Zero Trust is difficult for organizations to adopt because the onus in operationalizing technology is frequently offloaded onto defenders. Organizations suffer double in lieu of paying for technology; they are then required to acquire/build the requisite expertise for fine-tuning prior to realizing security value. The outcomes are further imperiled as they’re predicated upon recruiting, retaining and training effective operators to recall, execute and plan according to the department charter. Succession planning is a stretch goal for even the most mature organizations.
The ZTO aims to be a blueprint for organizations to understand the context behind a control, to better apply technology to business process, which is sometimes lost in a checkbox of a baseline. Pertinent example from SOC2:
- CC6.6.2: Every production host is protected by a firewall with a deny-by-default rule. Deny-by-default ruleset is a default on the Entity’s cloud provider.
In the above excerpt of a SOC2 Type 1 report the control requires a rule demonstrating positive control on firewalls, but it’s not nearly specific enough. What about non-standard ports? Decryption? These, and more, potentially compromise a firewall’s capability to effectively deliver security. The difference is like night and day in the ZTO:
- SC-7(17): Enforce adherence to protocol formats. System components that enforce protocol formats include deep packet inspection firewalls and XML gateways. The components verify adherence to protocol formats and specifications at the application layer and identify vulnerabilities that cannot be detected by devices operating at the network or transport layers [SC-7(17)]2
The ZTO is ensuring applications flow with the correct port, protocol and decrypt actions as an enabler to a key pillar in addition to only allowing rules for known acceptable traffic flows. However, problems compound from here. Organizations have an unenviable choice to partially enable the Data Loss Prevention (DLP) pillar: micro-segment networks with additional enforcement points, or hairpin all network traffic back to the current enforcement point(s) to meet the stated requirement:
- AC-4(2): Use protected processing domains to enforce flow control policies as a basis for flow control decisions [AC-4(2)]3
This choice, and many like it, prevents organizations from properly adopting Zero Trust. Creating more perimeters with micro-segmentation is not a first choice for most due to scaling costs paired with architecture complexity. Hair-pinning traffic creates a trade-off on performance for colleagues, applications and critically—customers.
The above deliberations ensure most organizations opt to not spend the additional money or incur additional operational overhead. How do we escape this paradigm?
In theory, Zero Trust is easy. In practice, it’s hard. Companies need an accurate inventory of assets, strong documentation on change controls and policies, and then between the two of those, also vast high-fidelity telemetry with analysis to equip defenders to make the best decisions possible.

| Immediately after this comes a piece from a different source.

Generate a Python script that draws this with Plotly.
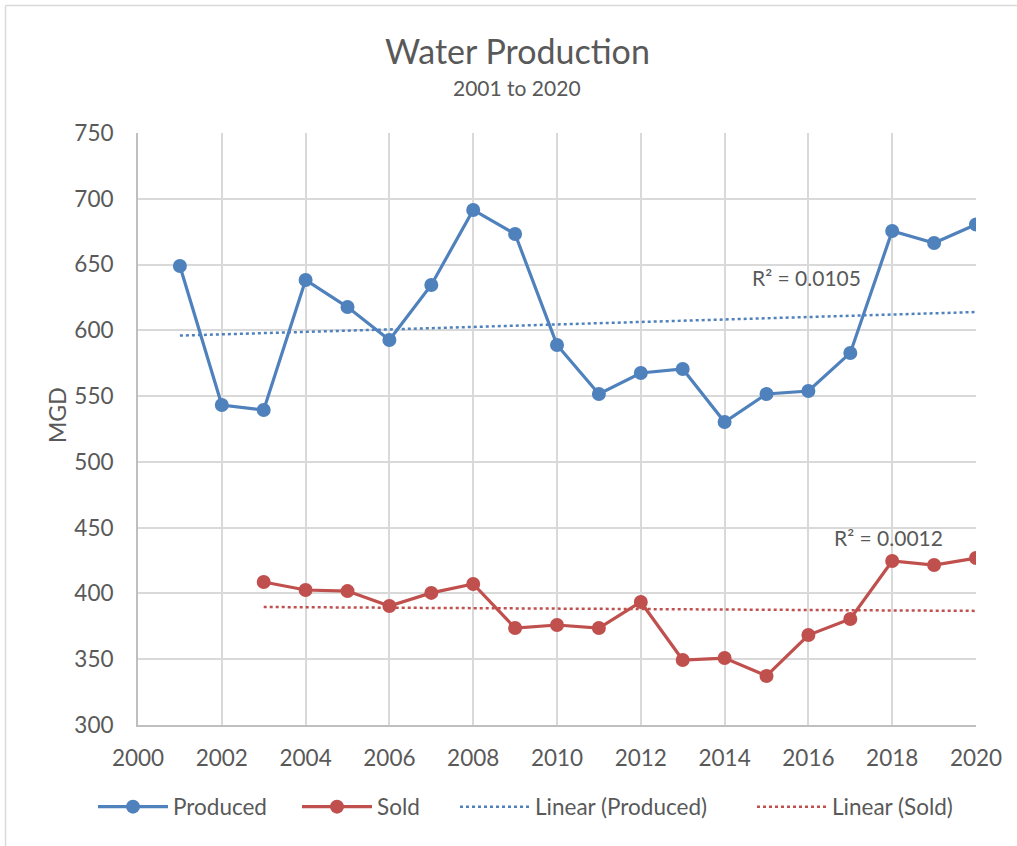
import numpy as np
import plotly.graph_objects as go

years_produced = list(range(2001, 2021))
produced = [648.9, 543.2, 539.4, 638.3, 617.7, 592.7, 634.5, 691.5, 673.2, 588.9,
            551.6, 567.6, 570.6, 530.3, 551.6, 553.9, 582.8, 675.5, 666.4, 680.4]
years_sold = list(range(2003, 2021))
sold = [408.7, 402.6, 401.8, 390.5, 400.4, 407.2, 373.7, 376.0, 373.7, 393.5,
        349.4, 350.9, 337.3, 368.4, 380.6, 424.7, 421.6, 426.9]
x_ticks = list(range(2000, 2021, 2))
y_ticks = list(range(300, 751, 50))

BLUE = "#4F81BD"
RED = "#C0504D"
TXT = "#595959"
GRID = "#D9D9D9"
FONT = "Lato"

W, H = 1017, 846
L, R, T, B = 138, 976, 133, 725


def px_x(p):
    return (p - L) / (R - L)


def px_y(p):
    return (B - p) / (B - T)


def fit(xs, ys):
    xs = np.array(xs, float)
    ys = np.array(ys, float)
    m, c = np.polyfit(xs, ys, 1)
    pred = m * xs + c
    r2 = 1 - np.sum((ys - pred) ** 2) / np.sum((ys - ys.mean()) ** 2)
    return xs, pred, r2


xp, tp, r2p = fit(years_produced, produced)
xs_, ts, r2s = fit(years_sold, sold)

fig = go.Figure()
fig.add_trace(go.Scatter(x=years_produced, y=produced, name="Produced",
                         mode="lines+markers", legend="legend",
                         line=dict(color=BLUE, width=3.2),
                         marker=dict(color=BLUE, size=14)))
fig.add_trace(go.Scatter(x=years_sold, y=sold, name="Sold",
                         mode="lines+markers", legend="legend2",
                         line=dict(color=RED, width=3.2),
                         marker=dict(color=RED, size=14)))
fig.add_trace(go.Scatter(x=xp, y=tp, name="Linear (Produced)", mode="lines",
                         legend="legend3",
                         line=dict(color=BLUE, width=2.5, dash="dot")))
fig.add_trace(go.Scatter(x=xs_, y=ts, name="Linear (Sold)", mode="lines",
                         legend="legend4",
                         line=dict(color=RED, width=2.5, dash="dot")))


def leg(xpx):
    return dict(orientation="h", x=px_x(xpx), y=px_y(807),
                xanchor="left", yanchor="middle",
                font=dict(size=22.5, color=TXT, family=FONT), itemwidth=70,
                bgcolor="rgba(0,0,0,0)")


fig.update_layout(
    width=W, height=H,
    margin=dict(l=L, r=W - R, t=T, b=H - B),
    paper_bgcolor="white", plot_bgcolor="white",
    font=dict(family=FONT, color=TXT, size=21),
    showlegend=True,
    legend=leg(93), legend2=leg(297), legend3=leg(455), legend4=leg(752),
    xaxis=dict(range=[2000, 2020], tickvals=x_ticks, showgrid=True,
               gridcolor=GRID, gridwidth=1.5, zeroline=False,
               showline=True, linecolor="#BFBFBF", linewidth=2,
               ticks="", ticklabelstandoff=12,
               tickfont=dict(size=22.5, color=TXT)),
    yaxis=dict(range=[300, 750], tickvals=y_ticks, showgrid=True,
               gridcolor=GRID, gridwidth=1.5, zeroline=False,
               showline=True, linecolor="#BFBFBF", linewidth=2,
               ticks="", ticklabelstandoff=18,
               tickfont=dict(size=22.5, color=TXT)),
    annotations=[
        dict(text="Water Production", xref="paper", yref="paper",
             x=px_x(517), y=px_y(50), showarrow=False,
             font=dict(size=34, color=TXT), xanchor="center", yanchor="middle"),
        dict(text="2001 to 2020", xref="paper", yref="paper",
             x=px_x(517), y=px_y(87), showarrow=False,
             font=dict(size=21, color=TXT), xanchor="center", yanchor="middle"),
        dict(text="MGD", xref="paper", yref="paper",
             x=px_x(57), y=px_y(415), showarrow=False, textangle=-90,
             font=dict(size=23, color=TXT), xanchor="center", yanchor="middle"),
        dict(text=f"R² = {r2p:.4f}", xref="x", yref="y",
             x=2015.95, y=640.5, showarrow=False,
             font=dict(size=21, color=TXT), xanchor="center", yanchor="middle"),
        dict(text=f"R² = {r2s:.4f}", xref="x", yref="y",
             x=2017.92, y=442.5, showarrow=False,
             font=dict(size=21, color=TXT), xanchor="center", yanchor="middle"),
    ],
    shapes=[
        dict(type="line", xref="paper", yref="paper",
             x0=px_x(5.5), x1=px_x(1017), y0=px_y(5.5), y1=px_y(5.5),
             line=dict(color="#D9D9D9", width=1.5)),
        dict(type="line", xref="paper", yref="paper",
             x0=px_x(5.5), x1=px_x(5.5), y0=px_y(5.5), y1=px_y(846),
             line=dict(color="#D9D9D9", width=1.5)),
    ],
)

fig.write_html("out.html", config={"displayModeBar": False},
               post_script="document.body.style.margin='0';")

As a result, many organizations look to DNS as a key enabler to remove the barriers to Zero Trust adoption. Why? It’s every device’s intent to communicate with outside networks. DNS is the bridge: it benefits from its architecture being inline like an NGFW, while also possessing institutional strength from correlation, like XDR. Infoblox is uniquely positioned to provide comprehensive insights of assets as the only vendor seamlessly integrating public and private cloud DDI data in one console.
Using DNS to profile devices, build an inventory and as a telemetry source revolutionized Zero Trust progress for many Infoblox clients this past year. A month prior to the publication of the ZTO, Microsoft announced their vision of Zero Trust DNS in collaboration with the DOD, that is, forcing clients to query a trusted DNS server prior to the host firewall ports being opened and traffic flowing. This is a great start to secure the first mile of DNS between a client and recursive resolver, but is weak without encryption on the last mile between the resolver and root servers provided from a solution like Infoblox Threat Defense™. Pairing the two are required for compliance with EO 141444. In effect, the world is looking to DNS as a first line of identification of defense, and Infoblox is a critical component in doing so.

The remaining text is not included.